Artigo em Inglês | MEDLINE | ID: mdl-31458407

RESUMO

Polyelectrolyte hydrogel fibers can mimic the extracellular matrix and be used for tissue scaffolding. Mechanical properties of polyelectrolyte nanofibers are crucial in manipulating cell behavior, which metal ions have been found to enable tuning. While metal ions play an important role in manipulating the mechanical properties of the fibers, evaluating the mechanical properties of a single hydrated hydrogel fiber remains a challenging task and a more detailed understanding of how ions modulate the mechanical properties of individual polyelectrolyte polymers is still lacking.
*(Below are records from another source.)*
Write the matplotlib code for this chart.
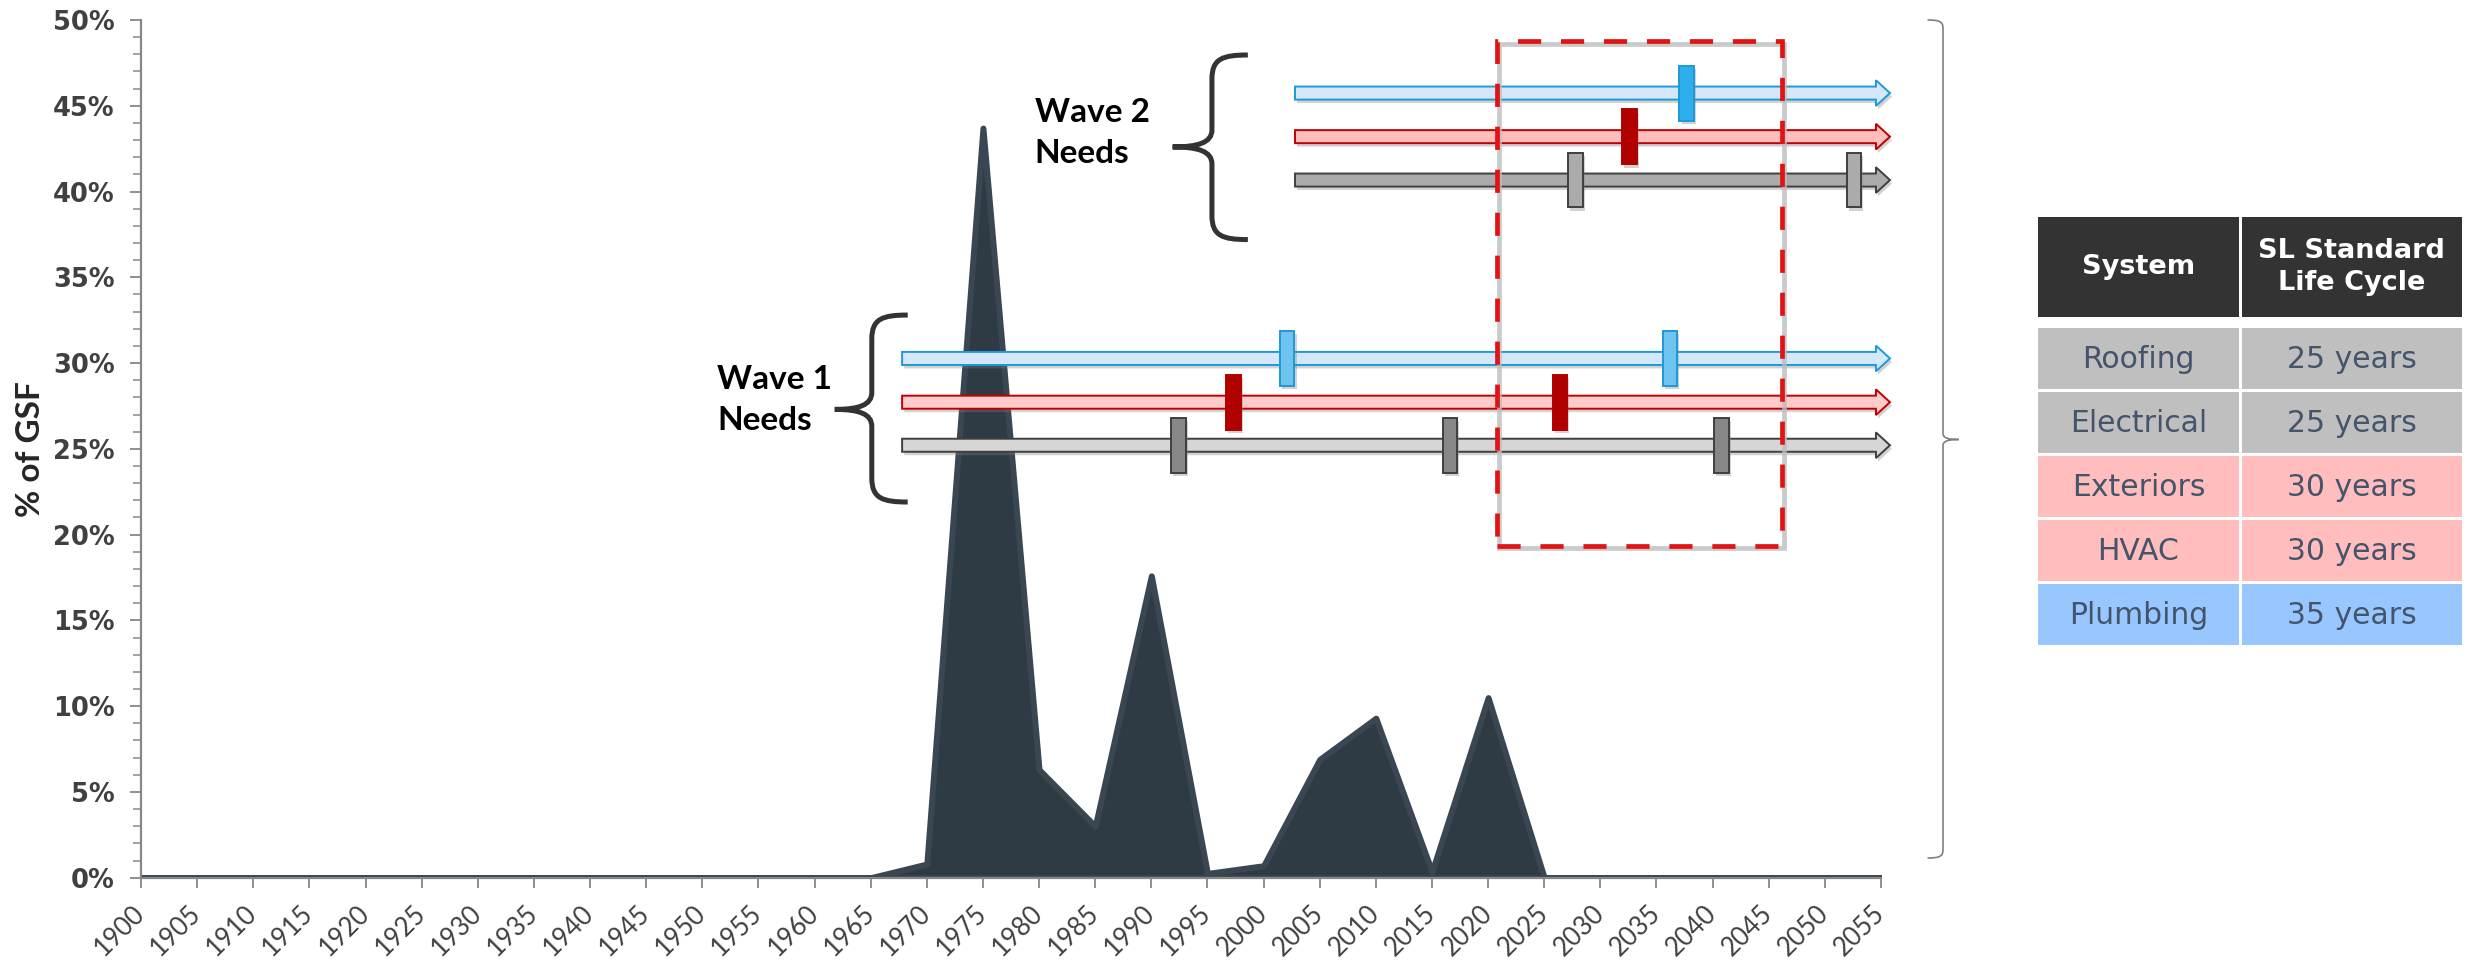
import matplotlib
matplotlib.use("Agg")
import matplotlib.pyplot as plt
from matplotlib.patches import Rectangle, FancyArrow, PathPatch
from matplotlib.path import Path
import matplotlib.patheffects as pe
from matplotlib.ticker import MultipleLocator

# ---------------- data ----------------
years = list(range(1900, 2060, 5))
year_labels = [str(y) for y in years]
gsf_pct = [0, 0, 0, 0, 0, 0, 0, 0, 0, 0, 0, 0, 0, 0,
           0.8, 43.7, 6.3, 3.0, 17.6, 0.25, 0.7, 6.9, 9.3, 0.35, 10.5,
           0, 0, 0, 0, 0, 0, 0]

y_ticks = list(range(0, 55, 5))
y_tick_labels = [f"{v}%" for v in y_ticks]
y_label = "% of GSF"

systems = ["Roofing", "Electrical", "Exteriors", "HVAC", "Plumbing"]
life_cycles = ["25 years", "25 years", "30 years", "30 years", "35 years"]
table_header = ["System", "SL Standard\nLife Cycle"]

wave_labels = ["Wave 1\nNeeds", "Wave 2\nNeeds"]
wave_start = [1967.8, 2002.8]
arrow_end = 2055.8
wave1_lane_y = [30.27, 27.72, 25.21]          # plumbing, exteriors/hvac, roofing/electrical
wave2_lane_y = [45.74, 43.20, 40.67]
wave1_marks = [[2002.1, 2036.2], [1997.3, 2026.4], [1992.4, 2016.6, 2040.8]]
wave2_marks = [[2037.7], [2032.6], [2027.8, 2052.6]]
focus_years = [2020.8, 2046.2]
focus_pct = [19.35, 48.76]

# ---------------- styles ----------------
W, H = 2471, 968
fig = plt.figure(figsize=(W / 100, H / 100), dpi=100)
ax = fig.add_axes([141 / W, 1 - 877.7 / H, 1740 / W, 857.7 / H])

AREA_FILL = "#2E3A44"
AREA_EDGE = "#3A4651"
AXIS_GRAY = "#878787"
TICK_TXT = "#404040"

ax.fill_between(years, gsf_pct, 0, facecolor=AREA_FILL, edgecolor=AREA_EDGE,
                linewidth=4.3, joinstyle="round", zorder=1)

ax.set_xlim(years[0], years[-1])
ax.set_ylim(0, 50)
ax.set_xticks(years)
ax.set_xticklabels(year_labels, rotation=45, ha="right", va="center",
                   rotation_mode="anchor", fontsize=18.5, family="Lato", color=TICK_TXT)
ax.set_yticks(y_ticks)
ax.set_yticklabels(y_tick_labels, fontsize=18.5, family="DejaVu Sans",
                   fontweight="bold", color=TICK_TXT)
ax.yaxis.set_minor_locator(MultipleLocator(1))
ax.tick_params(axis="y", which="major", length=8, width=1.3, color=AXIS_GRAY, pad=11)
ax.tick_params(axis="y", which="minor", length=5.8, width=1.1, color=AXIS_GRAY)
ax.tick_params(axis="x", which="major", length=7, width=1.3, color=AXIS_GRAY, pad=16)
for s in ["top", "right"]:
    ax.spines[s].set_visible(False)
for s in ["left", "bottom"]:
    ax.spines[s].set_color(AXIS_GRAY)
    ax.spines[s].set_linewidth(1.6)
    ax.spines[s].set_zorder(3)
ax.set_ylabel(y_label, fontsize=24, family="Lato", fontweight="bold", color="#262626")
ax.yaxis.set_label_coords(-0.055, 0.50)

shadow = [pe.SimplePatchShadow(offset=(1.5, -2.5), shadow_rgbFace="#808080", alpha=0.35),
          pe.Normal()]

lane_styles = [
    # wave 1: (shaft fill, shaft edge, mark fill, mark edge)
    [("#D5E7FB", "#1C9AD6", "#6EC4EE", "#1C9AD6"),
     ("#FFCBCB", "#C00000", "#B00000", "#B00000"),
     ("#D6D6D6", "#3F3F3F", "#878787", "#3F3F3F")],
    # wave 2
    [("#D5E7FB", "#1C9AD6", "#2FAEEE", "#1C9AD6"),
     ("#FFBDBD", "#C00000", "#B00000", "#B00000"),
     ("#ABABAB", "#3F3F3F", "#ABABAB", "#3F3F3F")],
]

SHAFT_W = 0.76      # % units
HEAD_W = 1.5
HEAD_L = 1.25       # years
MARK_W = 1.3        # years
MARK_H = 3.2        # %

for wi, (lane_y, marks) in enumerate([(wave1_lane_y, wave1_marks), (wave2_lane_y, wave2_marks)]):
    for li, (yv, mk) in enumerate(zip(lane_y, marks)):
        sf, se, mf, me = lane_styles[wi][li]
        arr = FancyArrow(wave_start[wi], yv, arrow_end - wave_start[wi], 0,
                         width=SHAFT_W, head_width=HEAD_W, head_length=HEAD_L,
                         length_includes_head=True, facecolor=sf, edgecolor=se,
                         linewidth=1.4, clip_on=False, zorder=4)
        arr.set_path_effects(shadow)
        ax.add_patch(arr)
        for xm in mk:
            r = Rectangle((xm - MARK_W / 2, yv - MARK_H / 2), MARK_W, MARK_H,
                          facecolor=mf, edgecolor=me, linewidth=1.4, clip_on=False, zorder=5)
            r.set_path_effects(shadow)
            ax.add_patch(r)


def curly(a, x_tip, x_line, x_end, y_bot, y_mid, y_top, ry_end, ry_mid, **kw):
    dt = x_line - x_tip
    de = x_end - x_line
    verts = [
        (x_end, y_top),
        (x_line + 0.3 * de, y_top), (x_line, y_top - 0.15 * ry_end), (x_line, y_top - ry_end),
        (x_line, y_mid + ry_mid),
        (x_line, y_mid + 0.25 * ry_mid), (x_line - 0.35 * dt, y_mid), (x_tip, y_mid),
        (x_line - 0.35 * dt, y_mid), (x_line, y_mid - 0.25 * ry_mid), (x_line, y_mid - ry_mid),
        (x_line, y_bot + ry_end),
        (x_line, y_bot + 0.15 * ry_end), (x_line + 0.3 * de, y_bot), (x_end, y_bot),
    ]
    codes = [Path.MOVETO, Path.CURVE4, Path.CURVE4, Path.CURVE4, Path.LINETO,
             Path.CURVE4, Path.CURVE4, Path.CURVE4, Path.CURVE4, Path.CURVE4, Path.CURVE4,
             Path.LINETO, Path.CURVE4, Path.CURVE4, Path.CURVE4]
    p = PathPatch(Path(verts, codes), fill=False, clip_on=False, **kw)
    a.add_patch(p)
    return p


# wave brackets (data coords)
curly(ax, 1961.8, 1965.1, 1968.3, 21.9, 27.3, 32.8, 1.4, 1.0,
      edgecolor="#333333", linewidth=3.6, zorder=6)
curly(ax, 1991.9, 1995.4, 1998.6, 37.2, 42.6, 47.96, 1.4, 1.0,
      edgecolor="#333333", linewidth=3.6, zorder=6)

ax.text(1951.3, 27.85, wave_labels[0], fontsize=24, family="Lato", fontweight="bold",
        color="black", ha="left", va="center", linespacing=1.5, zorder=6)
ax.text(1979.6, 43.4, wave_labels[1], fontsize=24, family="Lato", fontweight="bold",
        color="black", ha="left", va="center", linespacing=1.5, zorder=6)

# focus box with soft shadow
fw = focus_years[1] - focus_years[0]
fh = focus_pct[1] - focus_pct[0]
ax.add_patch(Rectangle((focus_years[0] + 0.2, focus_pct[0] - 0.15), fw, fh, fill=False,
                       edgecolor="#BDBDBD", linewidth=3.4, alpha=0.8, clip_on=False, zorder=7))
ax.add_patch(Rectangle((focus_years[0], focus_pct[0]), fw, fh, fill=False,
                       edgecolor="#E01414", linewidth=3.4, linestyle=(0, (4.9, 4.2)),
                       clip_on=False, zorder=8))

# ---------------- overlay (pixel coords) for table and side bracket ----------------
ov = fig.add_axes([0, 0, 1, 1], facecolor="none")
ov.set_xlim(0, W)
ov.set_ylim(H, 0)
ov.axis("off")

curly(ov, 1958.6, 1943, 1927.5, 858, 439.5, 20, -8, -6,
      edgecolor="#7F7F7F", linewidth=1.2)

row_colors = ["#BFBFBF", "#BFBFBF", "#FFBDBD", "#FFBDBD", "#98C7FF"]
col_x = [2038, 2241.5]
col_w = [201, 220.5]
hdr_top, hdr_h = 217, 100
row_top0, row_pitch, row_h = 328, 64, 61

for ci in range(2):
    ov.add_patch(Rectangle((col_x[ci], hdr_top), col_w[ci], hdr_h, facecolor="#333333",
                           edgecolor="none"))
    ov.text(col_x[ci] + col_w[ci] / 2, hdr_top + hdr_h / 2, table_header[ci], color="white",
            fontsize=19.5, fontweight="bold", family="DejaVu Sans", ha="center", va="center",
            linespacing=1.3)
for ri, (sname, life) in enumerate(zip(systems, life_cycles)):
    yt = row_top0 + ri * row_pitch
    for ci, txt in enumerate([sname, life]):
        ov.add_patch(Rectangle((col_x[ci], yt), col_w[ci], row_h, facecolor=row_colors[ri],
                               edgecolor="none"))
        ov.text(col_x[ci] + col_w[ci] / 2, yt + row_h / 2 + 1, txt, color="#44546A",
                fontsize=21.5, family="DejaVu Sans", ha="center", va="center")

fig.savefig("out.png", dpi=100)
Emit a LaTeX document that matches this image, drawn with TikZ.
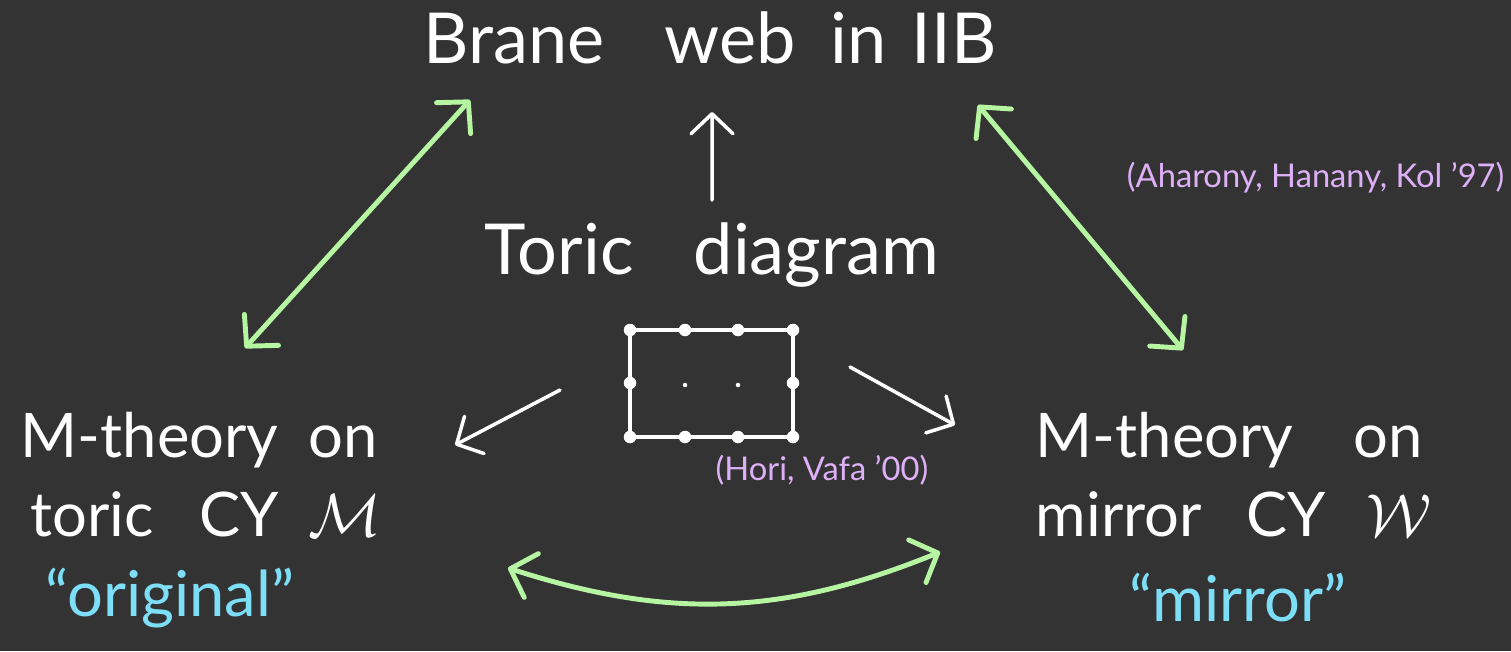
\documentclass[tikz,border=0pt]{standalone}
\usepackage{fontspec}
\setmainfont{Lato}
\usetikzlibrary{arrows.meta, positioning, calc}
\definecolor{boardbg}{RGB}{51, 51, 51}
\definecolor{chalkgreen}{RGB}{182, 245, 162}
\definecolor{chalkcyan}{RGB}{125, 222, 247}
\definecolor{chalkviolet}{RGB}{222, 176, 247}

\begin{document}
\begin{tikzpicture}[
        big/.style={text=white, font=\fontsize{20}{26}\selectfont, inner sep=0pt},
        side/.style={text=white, font=\fontsize{17.5}{22.5}\selectfont, align=left, inner sep=0pt, anchor=west},
        quoted/.style={text=chalkcyan, font=\fontsize{18}{22}\selectfont, inner sep=0pt},
        cite/.style={text=chalkviolet, font=\fontsize{9.3}{11}\selectfont, inner sep=0pt},
        wharrow/.style={white, line width=1pt, line cap=round, -{Straight Barb[length=2mm, width=4.2mm, round]}},
        grarrow/.style={chalkgreen, line width=1.4pt, line cap=round, {Straight Barb[length=2.2mm, width=4.6mm, round]}-{Straight Barb[length=2.2mm, width=4.6mm, round]}},
        site/.style={circle, fill=white, inner sep=0pt, minimum size=1.25mm},
        inner/.style={circle, fill=white, inner sep=0pt, minimum size=0.45mm}
    ]
        % Board
        \fill[boardbg] (0,0) rectangle (15.11,6.51);
        \useasboundingbox (0,0) rectangle (15.11,6.51);

        % Titles
        \node[big] (brane) at (7.10,6.13) {Brane\hspace{0.6cm}web\hspace{0.35cm}in\hspace{0.25cm}IIB};
        \node[big] (toric) at (7.12,3.96) {Toric\hspace{0.6cm}diagram};

        % M-theory sides
        \node[side] (orig) at (0.20,1.76) {M-theory\hspace{0.3cm}on\\\hspace{0.1cm}toric\hspace{0.45cm}CY\hspace{0.3cm}$\mathcal{M}$};
        \node[side] (mirr) at (10.35,1.76) {M-theory\hspace{0.6cm}on\\mirror\hspace{0.45cm}CY\hspace{0.4cm}$\mathcal{W}$};
        \node[quoted] (origq) at (1.70,0.53) {``original''};
        \node[quoted] (mirrq) at (12.38,0.53) {``mirror''};

        % References
        \node[cite, anchor=east] (ahk) at (15.05,4.73) {(Aharony, Hanany, Kol '97)};
        \node[cite, anchor=west] (hv) at (7.15,1.81) {(Hori, Vafa '00)};

        % Toric diagram
        \coordinate (grid) at (7.115,2.675);
        \draw[white, line width=0.9pt] (6.30,2.14) rectangle (7.93,3.21);
        \foreach \x in {6.30,6.85,7.38,7.93} {
            \node[site] at (\x,3.21) {};
            \node[site] at (\x,2.14) {};
        }
        \node[site] at (6.30,2.68) {};
        \node[site] at (7.93,2.68) {};
        \node[inner] at (6.85,2.66) {};
        \node[inner] at (7.38,2.66) {};

        % Arrows
        \draw[wharrow] ([shift={(0,0.55)}]toric.center) -- ([shift={(0.02,-0.74)}]brane.center);
        \draw[wharrow] ([shift={(-1.515,-0.065)}]grid) -- ([shift={(4.35,0.30)}]orig.west);
        \draw[wharrow] ([shift={(1.385,0.165)}]grid) -- ([shift={(-0.80,0.50)}]mirr.west);
        \draw[grarrow] ([shift={(2.25,1.27)}]orig.west) -- ([shift={(-2.40,-0.62)}]brane.center);
        \draw[grarrow] ([shift={(2.68,-0.67)}]brane.center) -- ([shift={(1.48,1.25)}]mirr.west);
        \draw[grarrow] ([shift={(4.88,-0.93)}]orig.west) to[bend right=20] ([shift={(-0.95,-0.77)}]mirr.west);
    \end{tikzpicture}
\end{document}
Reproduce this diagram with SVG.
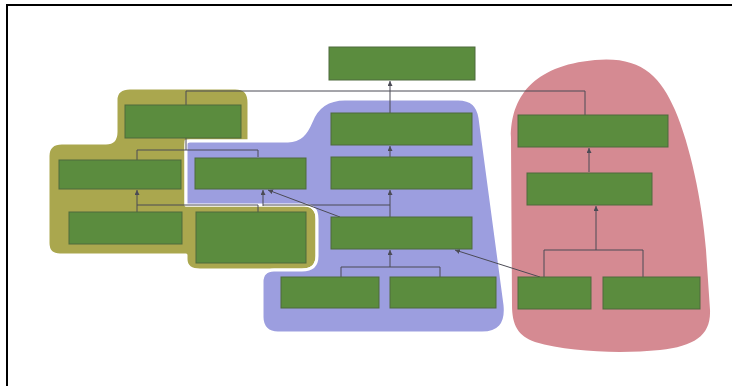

In this study, dark-field microscopy and persistence length analysis help directly evaluate fiber mechanics using electrospun fibers of poly(acrylic acid) (PAA), chitosan (CS), and ferric ions as a model system. By comparing the persistence length and estimated Young's modulus of different nanofibers, we demonstrate that persistence length analysis is a viable approach to evaluate mechanical properties of hydrated fibers. Ferric ions were found to create shorter and stiffer nanofibers, with Young's modulus estimated at a few kilopascals. Ferric ions, at low concentration, reduce the Young's modulus of PAA and PAA/CS fibers through the interaction between ferric ions and carboxylate groups. Such interaction was further supported by nanoscale infrared spectroscopy studies of PAA and PAA/CS fibers with different concentrations of ferric ions.